Our grandfather was a carpenter. When my sister was a child, our grandfather gave her a special birthday gift every year - woodworking tools. The first tool she received was a small machete. Under the guidance of our grandfather, she learned how to carve a simple V-shape curve into a piece of wood.
In carpentry, my sister’s favourite is the wooden spoon. When observing the purchased Japanese tableware, she was fascinated by the spoon's shape and curves. "The knife is great, the fork is like punishment, but the spoon, with its bowl-like arc and the elegant outline, makes me think it is unique in the world." What if the unique texture of wood and the curve of the spoon are combined? She started thinking about the relationship between the material and the shape and began to make her very own wooden spoons.
Once, my sister was talking to a colleague and the colleague said casually: "If you like woodworking so much, why don't you try making one item every day and see if you can stick to it for a year?" "Why not?", thought my sister, and that is how her work plan was born.
She started her "daily work plan" and everyone around her thought she was crazy.
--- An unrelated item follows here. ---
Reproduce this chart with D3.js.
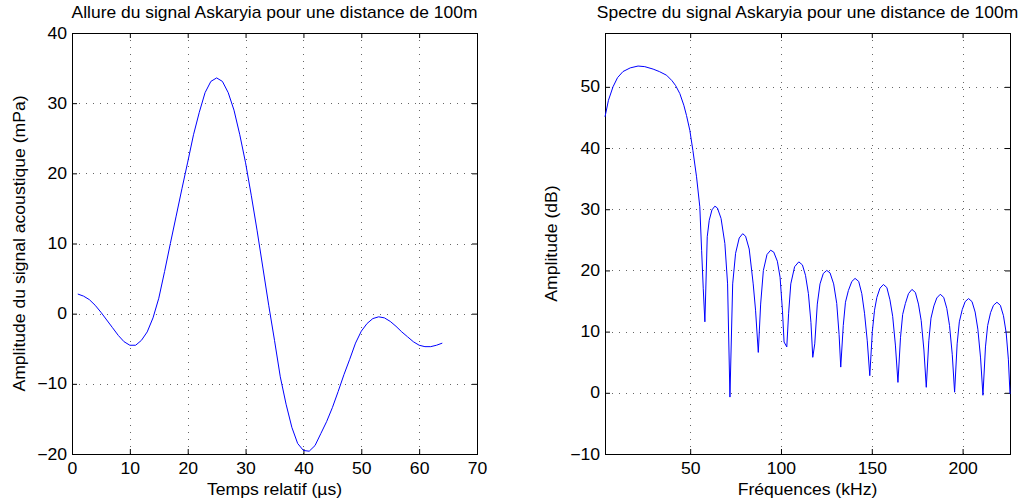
<!DOCTYPE html>
<html>
<head>
<meta charset="utf-8">
<script src="https://cdn.jsdelivr.net/npm/d3@7"></script>
<style>
  html, body { margin: 0; padding: 0; background: #fff; }
  svg { display: block; font-family: "Liberation Sans", Arial, Helvetica, sans-serif; }
</style>
</head>
<body>
<svg id="chart" width="1029" height="504"></svg>
<script>
// ---------- Data: left plot (time signal) ----------
const timeUs = [1,2,3,4,5,6,7,8,9,10,11,12,13,14,15,16,17,18,19,20,21,22,23,24,25,26,27,28,29,30,31,32,
  33,34,35,36,37,38,39,40,41,42,43,44,45,46,47,48,49,50,51,52,53,54,55,56,57,58,59,60,61,62,63,64];
const amplitudeMPa = [2.8,2.5,2.0,1.2,0.2,-0.9,-2.0,-3.1,-4.0,-4.5,-4.5,-3.8,-2.6,-0.6,2.2,6.0,10.0,13.9,17.8,21.6,
  25.5,28.7,31.5,33.1,33.6,33.1,31.5,29.0,25.5,21.5,16.8,11.8,6.5,1.2,-3.8,-9.0,-12.9,-16.2,-18.5,-19.5,
  -19.6,-18.8,-17.1,-15.4,-13.4,-11.1,-8.7,-6.5,-4.2,-2.5,-1.4,-0.7,-0.45,-0.6,-1.1,-1.8,-2.6,-3.3,-4.0,-4.5,
  -4.7,-4.7,-4.5,-4.2];

// ---------- Data: right plot (spectrum) ----------
const freqKHz = [3.1,5,7.5,10,13,17,21.3,25,29.6,33,37,40,42,44.3,46.5,48,49.8,51.5,53.5,55.3,56.3,57.2,58.1,
  59.4,60.5,62,63.6,65,67,69.1,70.6,71.9,
  73.4,75,77,78.9,80.5,82.5,84.7,86,87.5,
  88.8,90.3,92.3,94.3,96,98,99.5,100.8,101.7,103.2,
  104.2,105.4,107.5,109.8,111.8,113.5,115.1,116.5,117.5,
  118.6,120,121.5,123.3,125.2,127,129,130.7,132,132.9,
  134.3,135.5,137.1,139,140.8,142.8,144.5,146,147.5,148.9,
  150.3,151.5,152.8,154.5,156.4,158.3,160,161.5,163,164.4,
  165.8,167,168.5,170.2,172.1,174,175.7,177.2,178.7,180.0,
  181.4,182.6,184.2,185.8,187.7,189.6,191.3,192.8,194.3,195.6,
  197,198.2,199.8,201.4,203.3,205.2,206.9,208.4,209.9,211.2,
  212.6,213.8,215.4,217,218.9,220.8,222.5,224,225.2,226.1];
const spectrumDB = [45.1,47.8,50.0,51.5,52.5,53.1,53.4,53.3,52.9,52.5,51.9,51.0,50.2,48.9,47.0,45.3,42.9,39.6,35.3,30.4,23.3,17.0,11.6,
  25.5,28.2,29.9,30.5,30.2,28.5,24.4,17.8,-0.7,
  17.8,22.8,25.3,26.0,25.6,23.5,17.8,13.5,6.6,
  14.5,20.0,22.6,23.3,23.0,21.5,18.9,13.5,8.3,7.5,
  13.0,17.8,20.6,21.4,20.9,19.2,16.2,11.5,5.8,
  8.0,14.5,17.8,19.5,20.0,19.6,17.8,14.6,9.5,4.2,
  11.0,14.8,16.7,18.2,18.7,18.2,16.2,13.0,8.5,2.8,
  10.0,13.5,15.6,17.1,17.7,17.2,15.2,12.5,7.8,1.7,
  9.0,12.8,14.6,16.2,16.9,16.4,14.5,11.8,7.0,0.9,
  8.5,12.2,14.2,15.5,16.1,15.6,13.8,11.0,6.3,0.1,
  8.0,11.6,13.6,14.9,15.4,14.9,13.2,10.4,5.7,-0.4,
  7.5,11.0,13.1,14.3,14.8,14.3,12.6,9.8,5.5,-0.2];

// ---------- Tick labels / axes ----------
const leftXTicks = [0,10,20,30,40,50,60,70];
const leftYTicks = [-20,-10,0,10,20,30,40];
const rightXTicks = [50,100,150,200];
const rightYTicks = [-10,0,10,20,30,40,50];
const leftXDomain = [0,70];
const leftYDomain = [-20,40];
const rightXDomain = [3.1,226.1];
const rightYDomain = [-10,58.8];

const leftTitle = "Allure du signal Askaryia pour une distance de 100m";
const leftXLabel = "Temps relatif (\u00b5s)";
const leftYLabel = "Amplitude du signal acoustique (mPa)";
const rightTitle = "Spectre du signal Askaryia pour une distance de 100m";
const rightXLabel = "Fr\u00e9quences (kHz)";
const rightYLabel = "Amplitude (dB)";

const svg = d3.select("#chart");
const FS = 16;
const SX = 1.1;     // horizontal stretch of the original's font
const SX_TITLE = 1.09;

function stretch(sel, sx) {
  sel.each(function() {
    const t = d3.select(this);
    const tx = +t.attr("x") || 0, ty = +t.attr("y") || 0;
    t.attr("x", 0).attr("y", 0).attr("transform", `translate(${tx},${ty}) scale(${sx},1)`);
  });
}

function drawPanel(cfg) {
  const {x0, x1, y0, y1, xDomain, yDomain, xTicks, yTicks, xs, ys, title, xLabel, yLabel, yLabelX} = cfg;
  const x = d3.scaleLinear().domain(xDomain).range([x0, x1]);
  const y = d3.scaleLinear().domain(yDomain).range([y1, y0]);
  const g = svg.append("g");

  // grid (dotted)
  const grid = g.append("g").attr("stroke", "#666").attr("stroke-width", 1)
    .attr("stroke-dasharray", "1,6").attr("fill", "none");
  xTicks.filter(t => x(t) > x0 + 1 && x(t) < x1 - 1).forEach(t => {
    grid.append("line").attr("x1", Math.round(x(t)) + 0.5).attr("x2", Math.round(x(t)) + 0.5)
      .attr("y1", y0).attr("y2", y1);
  });
  yTicks.filter(t => y(t) > y0 + 1 && y(t) < y1 - 1).forEach(t => {
    grid.append("line").attr("y1", Math.round(y(t)) + 0.5).attr("y2", Math.round(y(t)) + 0.5)
      .attr("x1", x0).attr("x2", x1);
  });

  // axes with inward ticks
  const tl = 5;
  const ax = g.append("g").attr("transform", `translate(0,${y1})`)
    .call(d3.axisBottom(x).tickValues(xTicks).tickSizeInner(-tl).tickSizeOuter(0).tickPadding(9));
  const axTop = g.append("g").attr("transform", `translate(0,${y0})`)
    .call(d3.axisTop(x).tickValues(xTicks).tickSizeInner(-tl).tickSizeOuter(0).tickFormat(""));
  const ay = g.append("g").attr("transform", `translate(${x0},0)`)
    .call(d3.axisLeft(y).tickValues(yTicks).tickSizeInner(-tl).tickSizeOuter(0).tickPadding(5)
      .tickFormat(d => d < 0 ? "\u2212" + Math.abs(d) : d));
  const ayR = g.append("g").attr("transform", `translate(${x1},0)`)
    .call(d3.axisRight(y).tickValues(yTicks).tickSizeInner(-tl).tickSizeOuter(0).tickFormat(""));
  [ax, axTop, ay, ayR].forEach(a => {
    a.select(".domain").remove();
    a.selectAll("line").attr("stroke", "#000");
    a.selectAll("text").attr("font-size", FS).attr("font-family", null).attr("fill", "#000");
  });
  ax.selectAll("text").attr("dy", "0.71em");
  stretch(ax.selectAll("text"), SX);
  stretch(ay.selectAll("text"), SX);

  // box
  g.append("rect").attr("x", x0 + 0.5).attr("y", y0 + 0.5).attr("width", x1 - x0).attr("height", y1 - y0)
    .attr("fill", "none").attr("stroke", "#000").attr("stroke-width", 1);

  // curve
  const data = xs.map((v, i) => [v, ys[i]]);
  g.append("path").datum(data)
    .attr("fill", "none").attr("stroke", "#0000ff").attr("stroke-width", 1)
    .attr("d", d3.line().x(d => x(d[0])).y(d => y(d[1])));

  // labels
  const tt = g.append("text").attr("x", (x0 + x1) / 2).attr("y", 18).attr("text-anchor", "middle")
    .attr("font-size", FS).text(title);
  stretch(tt, SX_TITLE);
  const xl = g.append("text").attr("x", (x0 + x1) / 2).attr("y", 495).attr("text-anchor", "middle")
    .attr("font-size", FS).text(xLabel);
  stretch(xl, SX);
  g.append("text").attr("transform", `translate(${yLabelX},${(y0 + y1) / 2}) rotate(-90) scale(${SX},1)`)
    .attr("text-anchor", "middle").attr("font-size", FS).text(yLabel);
}

drawPanel({x0: 72, x1: 477, y0: 33, y1: 454, xDomain: leftXDomain, yDomain: leftYDomain,
  xTicks: leftXTicks, yTicks: leftYTicks, xs: timeUs, ys: amplitudeMPa,
  title: leftTitle, xLabel: leftXLabel, yLabel: leftYLabel, yLabelX: 25});
drawPanel({x0: 605, x1: 1010, y0: 33, y1: 454, xDomain: rightXDomain, yDomain: rightYDomain,
  xTicks: rightXTicks, yTicks: rightYTicks, xs: freqKHz, ys: spectrumDB,
  title: rightTitle, xLabel: rightXLabel, yLabel: rightYLabel, yLabelX: 557});
</script>
</body>
</html>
Every day after returning from work, she hid in her studio sketching and creating, surrounded by piles of messy tools and wood. A simple wooden item can be carved in an hour and a half, and if it is complicated, it takes at least three hours or even a whole day, and that is not including the time needed for careful polishing.
My sister likes to create wooden tableware with respect to the relationship between the wood itself and the hand tools that she is using. This makes each one of her woodworking projects so unique.
"I will also use some deformed wood, and I will deliberately not carve it into a perfection, but rather follow its natural grain and shape."
She began to enjoy this artistic experimentation. It was a conversation between the wood and the tools. She lets the wood dictate the shape of the piece and take on a life of its own, and this approach turns every piece of wood in her hands into a wonderful surprise.
"Woodwork experiments helped me to develop a new way of thinking, and they have taken me out of my comfort zone. Every time I make a piece, I must not repeat it. This kind of manual exploration is very interesting!"
Craftsmanship has always been seen as monotonous and repetitive work. But in my sister’s opinion, it is not at all. Obsessive people can find God in craftsmanship such as woodwork, can’t they?